- Feminine Review by Cheryl
The book is really beautiful and the patterns are very feminine. I haven't knitted anything from the book so far, but reading over the patterns they seem very easy to follow.
I look forward to using this book often. I only gave it four stars, because I have not knitted anything out of it yet, but most likely will before the end of the year.
(Posted on 1/2/14)
- A Handknit Romance by Jennie Atkinson Review by Kathryn Beach
I've been watching movies about the early 20th century lately, and one of the biggest draws for me is admiring the fashions. The soft drape of natural fibers such as silk and satin, the well-defined shapes of cottons and linen, all contributing to delicate, feminine designs that display intricate, delicate handwork. Atkinson recreates this vintage style but also draws the reader/knitter into seeing the elements of yarn, color, shape, drape, finishes, and embellishment as ways to turn any knitted garment or accessory into a unique object with vintage appeal. To emphasize innovation before you even begin perusing the patterns, Atkinson follows her introduction with a few pages of ideas on how to do exactly that, covering yarn substitutions, color swapping, embroidery and crochet finishing techniques, beads, buttons, ribbons, dyeing, and more.
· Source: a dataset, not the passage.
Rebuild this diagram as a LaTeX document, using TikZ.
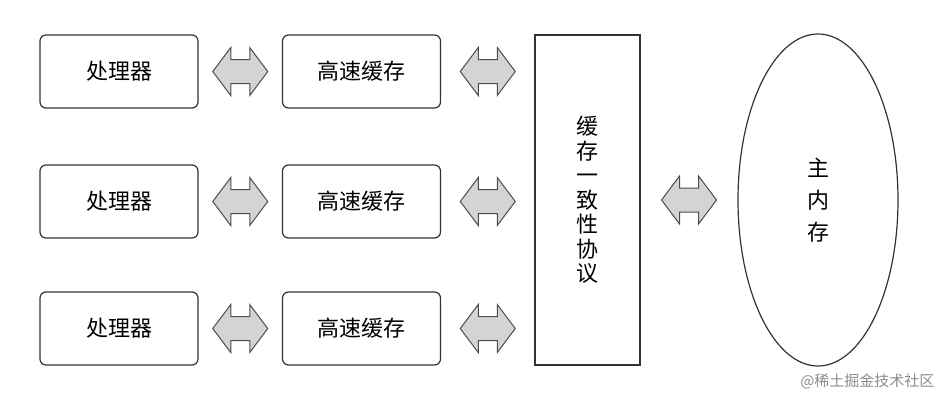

Each pattern includes a picture of the Vintage fashion that inspired the design, so the reader gradually learns how to find such inspiration and match it with a knitting technique that recreates the same look. It's one thing to admire and fall in love, and it's quite another thing to pick up the size 3 needles and cast on with fingering weight yarn, followed by learning a new lacy pattern. Most of these are not weekend knitting projects, unless you are content to knit into the next millennium with those few hours per week. However, there are enough patterns in thicker yarn, knit up on size 7 needles, to suggest how to gain the same feminine, vintage look in a quicker project. Follow Atkinson's suggestions and knit that dress in a shorter, tunic version. Add her embellishments and finishes to a sport weight yarn project. I'm working on a few designs myself, incorporating details of Atkinson's fitted jacket into a bag, adding beads to a neckline of a t-shirt, visualizing a cami in worsted weight cotton, knitting a skirt in worsted weight Merino. I'm learning how to design my creations to be exactly what I want them to be, after years of frustration with off-the-rack ready-to-wears and other designer's patterns never being quite right for my tastes. Thanks to Atkinson, I've got a few more tricks under my belt and my eye is keener. My own designs are already affected by the freedom I've gained from Atkinson's approach to adapting vintage fashion styles.